Also, in the early stages, Jim developed aphasia. He was a voracious reader, but began to buy multiple copies of the same book because he couldn’t follow the story line and didn’t remember reading it a few weeks earlier.
Eventually, Jim progressed to a moderate or middle stage of the disease where his symptoms became more pronounced. His appearance changed a little as he moved into what I considered to be a more eccentric stage. He wore his denim jacket year round and decorated it with pins and the Veterans Week name tag from Branson. He wore dark sunglasses and used a cane. He just looked different and began to act more childlike. Jim was docile and agreeable—neither of which were normal traits for him. He became more silent, his speech hesitant. Jim had been a talented musician and could play any instrument with strings, and knew hundreds of songs. Eventually, he could barely play and could remember only a few songs and often repeated the same line many times.

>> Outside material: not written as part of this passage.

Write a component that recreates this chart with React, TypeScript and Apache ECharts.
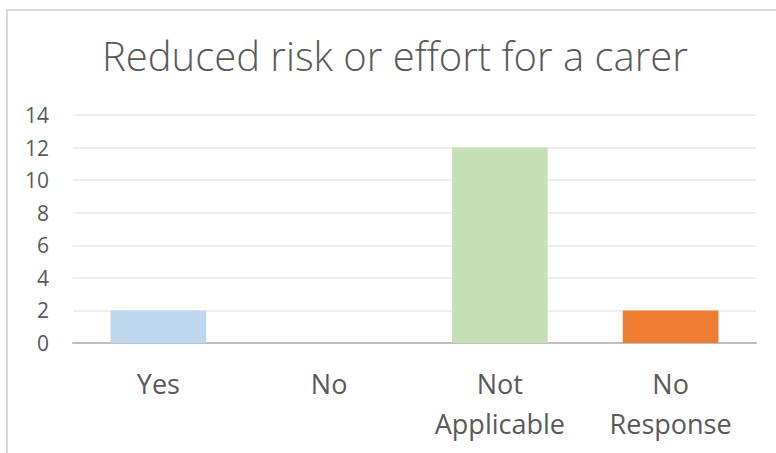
import React, { useEffect, useRef } from "react";
import * as echarts from "echarts";

const title = "Reduced risk or effort for a carer";
const categories = ["Yes", "No", "Not\nApplicable", "No\nResponse"];
const values = [2, 0, 12, 2];
const barColors = ["#bdd7ee", "#a5a5a5", "#c5e0b4", "#ed7d31"];
const yTicks = { min: 0, max: 14, interval: 2 };

export default function App() {
  const ref = useRef<HTMLDivElement>(null);
  useEffect(() => {
    if (!ref.current) return;
    const chart = echarts.init(ref.current, undefined, { renderer: "svg" });
    const font = "'Open Sans', sans-serif";
    chart.setOption({
      animation: false,
      backgroundColor: "#ffffff",
      title: {
        text: title,
        left: 97,
        top: 30,
        textStyle: {
          fontFamily: font,
          fontWeight: 300,
          fontSize: 40,
          color: "#595959",
        },
      },
      graphic: [
        {
          type: "rect",
          shape: { x: 7, y: 10, width: 820, height: 520 },
          style: { fill: "none", stroke: "#d9d9d9", lineWidth: 2 },
          silent: true,
        },
      ],
      grid: { left: 73, right: 20, top: 115, bottom: 110, containLabel: false },
      xAxis: {
        type: "category",
        data: categories,
        axisLine: { lineStyle: { color: "#bfbfbf", width: 2 } },
        axisTick: { show: false },
        axisLabel: {
          fontFamily: font,
          fontSize: 27,
          color: "#595959",
          lineHeight: 40,
          margin: 20,
          verticalAlign: "top",
          interval: 0,
        },
      },
      yAxis: {
        type: "value",
        min: yTicks.min,
        max: yTicks.max,
        interval: yTicks.interval,
        axisLine: { show: false },
        axisTick: { show: false },
        axisLabel: {
          fontFamily: font,
          fontSize: 21,
          color: "#595959",
          margin: 24,
        },
        splitLine: { lineStyle: { color: "#e8e8e8", width: 1.5 } },
      },
      series: [
        {
          type: "bar",
          data: values.map((v, i) => ({ value: v, itemStyle: { color: barColors[i] } })),
          barCategoryGap: "44%",
        },
      ],
    });
    return () => chart.dispose();
  }, []);
  return (
    <div
      ref={ref}
      style={{ position: "fixed", left: 0, top: 0, width: 776, height: 453 }}
    />
  );
}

Reality set in for me during the middle stage. Caregiving became a real challenge and I worried about Jim’s safety. He began to wander and managed to get away from me, other family and hired caregivers. We were fortunate and found him each time, but only after heart-stopping moments.
In severe dementia, most of the brain is seriously damaged and begins to shrink. Eventually, we placed Jim in long-term care. At first he paced constantly, and seemed unaware of most people around him. He stopped talking except for a few words. He had to have assistance with the most basic functions of life. Over time, he began to lose his balance and had to use a Merry Walker, and later a wheelchair, in order to remain mobile. He went through “failures to thrive” when he became gaunt and hollow-eyed.
Jim had dementia for ten years and from the beginning to the end, we did what we could to keep him physically healthy and happy. Some days, it felt like a losing battle, but it was always worth it.
So, during this Alzheimer’s Awareness month, I hope that awareness is as close as you get to the disease. I don’t believe anyone who hasn’t seen Alzheimer’s in a loved one can truly understand the all consuming nature of the disease. I know that I never had a clue about the reality of a disease that erodes lives and steals a loved one away one memory, one skill at a time. It is because of Jim that I understand the need to find effective treatment and a cure for this incurable life-stealing disease.
Congress passed on a unanimous basis the National Alzheimer’s Project Act which created the first National Alzheimer’s Plan. The plan is a strategy to fight Alzheimer’s and it is crucial that the proposed additional $100 million funding is included in fiscal year 2014 through the appropriations process.
Missouri Senator Roy Blunt is one of twenty-nine members of Congress appointed to a bipartisan budget committee to report budgets by December 13. I urge my fellow Missourians to ask Senator Blunt to remember Alzheimer’s and support the National Plan to Address Alzheimer’s Disease.